Two more practical checks round out the list. First, look at how the backend treats IP addresses, which are personal data in their own right. A service that logs raw IPs for rate limiting is quietly accumulating sensitive data; one that hashes the IP before storage gets the same flood protection without keeping the identifier. Second, confirm the export and access paths, because a data subject access request is far easier to honour when you can pull a clean CSV than when the data is locked inside a UI.
With those criteria in hand, here is where Formward sits, stated plainly. It was built EU-native rather than retrofitted. Submission data is stored on servers in Sweden, transactional email is sent through EU providers, and the optional AI enrichment and spam scoring run on Mistral AI inside the EU, so there is no point where data crosses the Atlantic. A DPA is available, sub-processors are documented, retention is configurable with automatic deletion, and IP addresses are hashed before storage rather than logged raw.
On consent and spam, Formward is designed so the two do not fight each other. You can add a consent field to a form and store it with the submission and its timestamp. For spam, the defaults are an invisible honeypot and hashed-IP rate limiting, with optional Cloudflare Turnstile and EU-based AI scoring for forms under heavier attack, so you are not forced into reCAPTCHA and the third-party tracking it brings. That keeps the cookie and consent story on your page clean.
It is worth being equally clear about what a form backend cannot do for you. No vendor makes you compliant on its own. You still need a lawful basis for the processing, a privacy notice that tells people what happens to their data, and a sensible answer to access and erasure requests. The right backend removes the structural problems, the cross-border transfer and the indefinite retention, so that the remaining work is about your own policies rather than fighting your infrastructure.

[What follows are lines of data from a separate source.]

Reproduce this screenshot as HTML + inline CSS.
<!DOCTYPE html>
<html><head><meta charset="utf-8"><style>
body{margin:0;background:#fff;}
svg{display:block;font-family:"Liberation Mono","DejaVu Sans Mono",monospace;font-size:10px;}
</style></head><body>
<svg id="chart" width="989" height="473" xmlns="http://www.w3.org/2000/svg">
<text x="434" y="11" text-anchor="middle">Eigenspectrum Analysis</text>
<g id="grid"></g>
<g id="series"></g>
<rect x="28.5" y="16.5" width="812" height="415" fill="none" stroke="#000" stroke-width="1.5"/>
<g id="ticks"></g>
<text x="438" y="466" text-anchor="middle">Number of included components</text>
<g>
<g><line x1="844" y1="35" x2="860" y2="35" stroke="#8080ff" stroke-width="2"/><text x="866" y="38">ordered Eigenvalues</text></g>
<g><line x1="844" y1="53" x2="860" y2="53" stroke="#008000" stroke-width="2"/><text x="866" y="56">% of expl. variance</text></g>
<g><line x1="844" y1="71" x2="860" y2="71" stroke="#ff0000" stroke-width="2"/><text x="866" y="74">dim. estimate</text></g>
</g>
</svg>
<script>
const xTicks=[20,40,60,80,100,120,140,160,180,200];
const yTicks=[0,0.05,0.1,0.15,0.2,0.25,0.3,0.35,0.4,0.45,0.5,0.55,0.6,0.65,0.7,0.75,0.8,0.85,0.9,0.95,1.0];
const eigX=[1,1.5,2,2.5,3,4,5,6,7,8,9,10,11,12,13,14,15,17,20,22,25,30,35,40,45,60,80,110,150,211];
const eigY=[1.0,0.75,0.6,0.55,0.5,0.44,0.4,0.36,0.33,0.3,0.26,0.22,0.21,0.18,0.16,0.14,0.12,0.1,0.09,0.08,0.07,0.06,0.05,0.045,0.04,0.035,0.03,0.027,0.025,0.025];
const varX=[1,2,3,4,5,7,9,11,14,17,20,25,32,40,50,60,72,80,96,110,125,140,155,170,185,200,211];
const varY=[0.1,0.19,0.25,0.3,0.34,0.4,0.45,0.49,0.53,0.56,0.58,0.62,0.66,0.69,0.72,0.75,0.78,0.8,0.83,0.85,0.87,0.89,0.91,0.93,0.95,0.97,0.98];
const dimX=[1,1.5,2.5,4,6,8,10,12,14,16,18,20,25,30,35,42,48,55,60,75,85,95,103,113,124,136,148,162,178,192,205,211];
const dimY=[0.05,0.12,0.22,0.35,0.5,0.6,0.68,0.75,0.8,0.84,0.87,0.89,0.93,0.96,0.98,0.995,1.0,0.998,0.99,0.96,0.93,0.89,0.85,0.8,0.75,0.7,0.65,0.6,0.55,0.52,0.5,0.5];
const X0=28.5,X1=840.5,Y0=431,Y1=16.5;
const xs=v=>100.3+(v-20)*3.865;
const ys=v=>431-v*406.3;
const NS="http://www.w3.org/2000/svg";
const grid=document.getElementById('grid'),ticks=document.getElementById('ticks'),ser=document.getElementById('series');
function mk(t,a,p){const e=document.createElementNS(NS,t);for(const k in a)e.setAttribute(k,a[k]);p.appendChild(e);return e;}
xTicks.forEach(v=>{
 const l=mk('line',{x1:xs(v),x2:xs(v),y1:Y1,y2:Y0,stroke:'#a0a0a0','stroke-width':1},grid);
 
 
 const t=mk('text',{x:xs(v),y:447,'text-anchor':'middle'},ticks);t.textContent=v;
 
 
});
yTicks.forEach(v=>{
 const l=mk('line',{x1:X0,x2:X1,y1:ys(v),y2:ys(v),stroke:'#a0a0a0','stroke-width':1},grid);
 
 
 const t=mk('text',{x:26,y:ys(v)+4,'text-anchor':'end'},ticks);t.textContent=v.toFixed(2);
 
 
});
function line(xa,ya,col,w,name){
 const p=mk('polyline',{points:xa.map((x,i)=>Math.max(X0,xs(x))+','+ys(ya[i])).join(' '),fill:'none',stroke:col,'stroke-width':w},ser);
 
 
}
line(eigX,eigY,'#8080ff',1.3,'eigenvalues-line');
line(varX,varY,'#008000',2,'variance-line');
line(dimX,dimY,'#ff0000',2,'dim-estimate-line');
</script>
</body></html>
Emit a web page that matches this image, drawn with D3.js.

If you want a checklist to take into a vendor call, use these: name the country where submissions are stored at rest; confirm a standard DPA and read its sub-processor and breach clauses; get the full sub-processor list and check email separately from storage; verify you can capture consent as a timestamped field; and confirm configurable retention with automatic deletion plus per-submission erasure. Run any candidate through those five and the field narrows quickly. The best GDPR form backend for you is simply the one that answers all five without flinching, and for a European buyer that usually means choosing one that put EU residency in the architecture from the start.